Our Classique is an exquisite semi-hard cheese, perfect for every occasion, whether it’s breakfast, brunch, supper or a simple snack; in a sandwich or on the cheese board for dessert. With its soft, delicate texture, its colour ranging from ivory to pale yellow and its mild and pure, slightly piquant flavour, this original cheese is always a hit.
By the way: As they mature in the cellar, the individual wheels of cheese are lovingly washed several times a week with Pinot Noir, the red wine that comes from the slopes of Mount Vully, and enhanced with a natural, annatto-based, colorant.
We began to develop the organic variety, Mont Vully Bio, with great enthusiasm according to the Bio Suisse (Association of Swiss Organic Farmers) strict guidelines. A semi-hard cheese made with full cream organic milk from certified dairy farms wins you over from the very first bite. Perhaps slightly milder than the Classique, its delicate, pure and well-balanced flavour is pleasing to the palate. Mont Vully Bio is refined with Pinot Regent, an excellent organic Vully red wine.

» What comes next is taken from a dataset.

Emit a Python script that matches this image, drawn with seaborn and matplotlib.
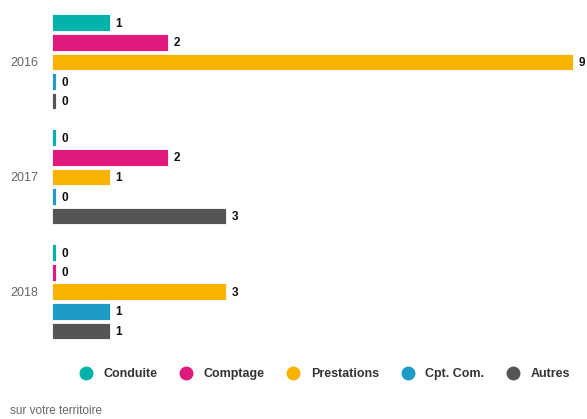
import pandas as pd
import matplotlib
matplotlib.use('Agg')
import matplotlib.pyplot as plt
import seaborn as sns
from matplotlib.lines import Line2D

years = ['2016', '2017', '2018']
categories = ['Conduite', 'Comptage', 'Prestations', 'Cpt. Com.', 'Autres']
conduite = [1, 0, 0]
comptage = [2, 2, 0]
prestations = [9, 1, 3]
cpt_com = [0, 0, 1]
autres = [0, 3, 1]
colors = ['#00b2a9', '#e0197d', '#f8b200', '#1f9bc8', '#555555']

series = [conduite, comptage, prestations, cpt_com, autres]
rows = []
for cat, vals in zip(categories, series):
    for y, v in zip(years, vals):
        rows.append({'Année': y, 'Type': cat, 'Valeur': v})
df = pd.DataFrame(rows)
# zero values are still shown as a thin stub
df['Affiche'] = df['Valeur'].clip(lower=0.07)

sns.set_style('white')
plt.rcParams['font.family'] = ['Liberation Sans', 'DejaVu Sans']

fig = plt.figure(figsize=(5.87, 4.19), dpi=100)
ax = fig.add_axes([52 / 587, 0.1665, (573 - 52) / 587, 0.823])

sns.barplot(data=df, y='Année', x='Affiche', hue='Type', hue_order=categories,
            order=years, palette=colors, saturation=1, orient='h', width=0.85,
            gap=0.15, edgecolor='white', linewidth=0.6, legend=False, ax=ax)

for cont, cat in zip(ax.containers, categories):
    sub = df[df['Type'] == cat].set_index('Année').loc[years]
    for bar, v in zip(cont, sub['Valeur']):
        ax.text(bar.get_width() + 0.1, bar.get_y() + bar.get_height() / 2 + 0.01,
                str(v), va='center', ha='left', fontsize=8.5,
                fontweight='bold', color='#111111', clip_on=False)

ax.set_xlim(0, 9)
ax.set_ylim(2.5, -0.5)
ax.set_xlabel('')
ax.set_ylabel('')
ax.set_xticks([])
ax.tick_params(axis='y', length=0, pad=10, labelsize=9, labelcolor='#666666')
sns.despine(ax=ax, left=True, bottom=True)

handles = [Line2D([0], [0], marker='o', linestyle='', markersize=9,
                  markerfacecolor=c, markeredgecolor=c) for c in colors]
fig.legend(handles, categories, loc='center', bbox_to_anchor=(0.548, 1 - 374 / 419),
           ncol=5, frameon=False, handletextpad=0.4, columnspacing=1.3,
           prop={'weight': 'bold', 'size': 9}, labelcolor='#333333')

fig.text(10 / 587, 1 - 411 / 419, 'sur votre territoire', fontsize=8.5,
         color='#666666', va='center', ha='left')

fig.savefig('out.png', dpi=100, facecolor='white')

It was the unique characteristics of the Mont Vully Bio that convinced the jury of international experts at the Swiss cheese championships in Huttwil, on October 27, 2006. The jury appraised the taste, consistency and appearance of 436 cheeses from all over Switzerland. The Mont Vully Bio was not only the winner of the semi-hard cheeses category, but it was also declared the cheese of all cheeses: Mont Vully Bio officially held the Swiss Cheese Champion title for two years. We say, “Once the champion, always the champion!”
The Réserve is the ultimate treat for all those who enjoy a stronger flavour now and then. The Réserve is left to ripen for as much as 6 months longer than the Classique and Bio . This gives it a more piquant but not sharper taste, a firmer texture and an external colour that has a little more character. And, of course, each wheel is washed with authentic Vully Pinot Noir.